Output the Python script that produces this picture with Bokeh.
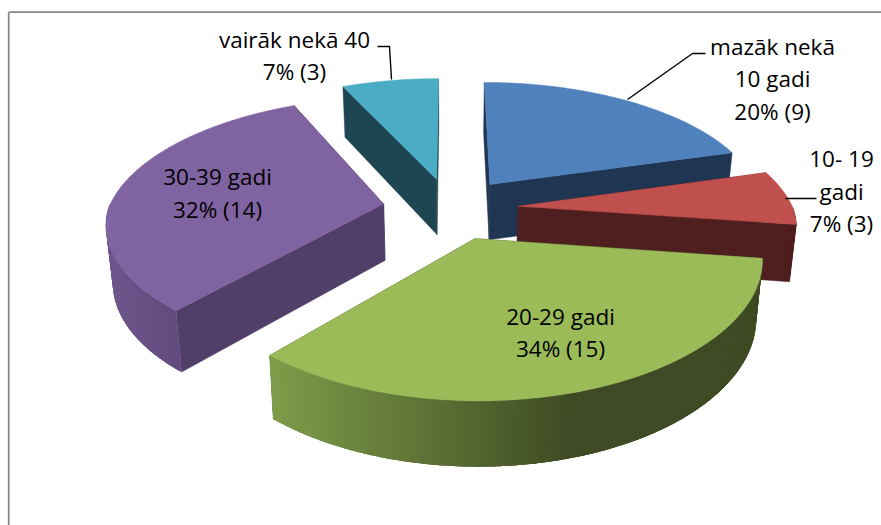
import math
from bokeh.plotting import figure
from bokeh.models import Range1d
from bokeh.core.properties import value
from bokeh.embed import file_html
from bokeh.resources import INLINE

# ---- data
categories = ["mazāk nekā 10 gadi", "10- 19 gadi", "20-29 gadi", "30-39 gadi", "vairāk nekā 40"]
counts = [9, 3, 15, 14, 3]

label_lines = ["mazāk nekā", "10 gadi", "20% (9)",
               "10- 19", "gadi", "7% (3)",
               "20-29 gadi", "34% (15)",
               "30-39 gadi", "32% (14)",
               "vairāk nekā 40", "7% (3)"]
label_x = [772, 772, 772, 841, 841, 841, 560, 560, 217, 217, 294, 294]
label_y = [45.5, 77.5, 110.5, 157.5, 190.5, 222.5, 315.5, 347.5, 175.5, 208.5, 38.5, 70.5]

# ---- styles
top_colors = ["#4F81BD", "#C0504D", "#9BBB59", "#8064A2", "#4BACC6"]
wall_colors = ["#1F3552", "#4F1F1F", "#3F4B24", "#503F68", "#1E4552"]
# rim shading: x start, colour, x end, colour
rim_shades = [
    (0, (31, 53, 82), 1, (31, 53, 82)),
    (0, (79, 31, 31), 1, (79, 31, 31)),
    (270, (126, 156, 73), 570, (63, 75, 36)),
    (108, (110, 86, 140), 180, (96, 74, 124)),
    (0, (30, 69, 82), 1, (30, 69, 82)),
]
draw_order = [4, 0, 3, 1, 2]

# ---- projection of the tilted, exploded pie
X0, Y0, RX, RY, K, EXPLODE = 450.0, 208.0, 275.0, 125.4, 0.16, 0.247
KX_FRONT, KX_BACK = 0.137, 0.17


def project(px, py):
    s = 1.0 / (1.0 + K * py)
    sx = 1.0 / (1.0 + (KX_BACK if py > 0 else KX_FRONT) * py)
    return X0 + RX * px * sx, Y0 - RY * py * s, s


def drop(x, y, s):
    return x - (x - X0) * 0.02, y + 56.5 + (s - 1.0) * 38.0


def to_hex(c):
    return "#%02x%02x%02x" % tuple(int(round(v)) for v in c)


def shade(spec, x):
    x0, c0, x1, c1 = spec
    f = min(1.0, max(0.0, (x - x0) / (x1 - x0)))
    return to_hex([a + (b - a) * f for a, b in zip(c0, c1)])


p = figure(width=881, height=525, output_backend="svg", toolbar_location=None,
           x_range=Range1d(0, 881), y_range=Range1d(525, 0),
           min_border=0, outline_line_color=None, background_fill_color="white")
p.axis.visible = False
p.grid.visible = False

# frame
p.line([8.2, 8.2], [525, 11.7], line_color="#868686", line_width=1.7)
p.line([8.2, 881], [11.7, 11.7], line_color="#868686", line_width=1.7)

total = sum(counts)
edges = [0.0]
for c in counts:
    edges.append(edges[-1] + c / total * 360.0)

for i in draw_order:
    a0, a1 = edges[i], edges[i + 1]
    mid = math.radians((a0 + a1) / 2)
    cx, cy = EXPLODE * math.sin(mid), EXPLODE * math.cos(mid)
    n = max(2, int((a1 - a0) * 2))
    angles = [a0 + (a1 - a0) * j / n for j in range(n + 1)]
    tops = []
    for a in angles:
        r = math.radians(a)
        tops.append(project(cx + math.sin(r), cy + math.cos(r)))
    ax, ay, asc = project(cx, cy)
    abx, aby = drop(ax, ay, asc)

    # radial walls
    for t in (tops[0], tops[-1]):
        bx, by = drop(*t)
        p.patch([ax, t[0], bx, abx], [ay, t[1], by, aby],
                fill_color=wall_colors[i], line_color=wall_colors[i], line_width=0.5)

    # outer rim, as overlapping narrow strips for its gradient
    for j in range(n):
        mida = (angles[j] + angles[j + 1]) / 2
        if math.cos(math.radians(mida)) >= 0:
            continue
        idx = list(range(j, min(j + 4, n + 1)))
        upper = [tops[q] for q in idx]
        lower = [drop(*tops[q]) for q in reversed(idx)]
        col = shade(rim_shades[i], (tops[j][0] + tops[j + 1][0]) / 2)
        p.patch([u[0] for u in upper] + [b[0] for b in lower],
                [u[1] for u in upper] + [b[1] for b in lower],
                fill_color=col, line_color=None)

    # top face
    p.patch([ax] + [t[0] for t in tops], [ay] + [t[1] for t in tops],
            fill_color=top_colors[i], line_color=top_colors[i], line_width=0.5)

# leader lines
p.line([627, 692, 705], [99, 53, 53], line_color="#000000", line_width=1.4)
p.line([785, 816], [198, 198], line_color="#000000", line_width=1.4)
p.line([391, 389, 377], [79, 46, 46], line_color="#000000", line_width=1.4)

p.text(label_x, label_y, text=label_lines, text_font=value("Open Sans"),
       text_font_size="22.5px", text_align="center", text_baseline="middle",
       text_color="#000000")

open("out.html", "w").write(file_html(p, INLINE))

_ _ _ _ _ _ _

Give back exactly the lines from the first line of the data through the line with "208.5, 38.5, 70.5]", pictures excluded.

Worked solution:
Output the Python script that produces this picture with Bokeh.
import math
from bokeh.plotting import figure
from bokeh.models import Range1d
from bokeh.core.properties import value
from bokeh.embed import file_html
from bokeh.resources import INLINE

# ---- data
categories = ["mazāk nekā 10 gadi", "10- 19 gadi", "20-29 gadi", "30-39 gadi", "vairāk nekā 40"]
counts = [9, 3, 15, 14, 3]

label_lines = ["mazāk nekā", "10 gadi", "20% (9)",
               "10- 19", "gadi", "7% (3)",
               "20-29 gadi", "34% (15)",
               "30-39 gadi", "32% (14)",
               "vairāk nekā 40", "7% (3)"]
label_x = [772, 772, 772, 841, 841, 841, 560, 560, 217, 217, 294, 294]
label_y = [45.5, 77.5, 110.5, 157.5, 190.5, 222.5, 315.5, 347.5, 175.5, 208.5, 38.5, 70.5]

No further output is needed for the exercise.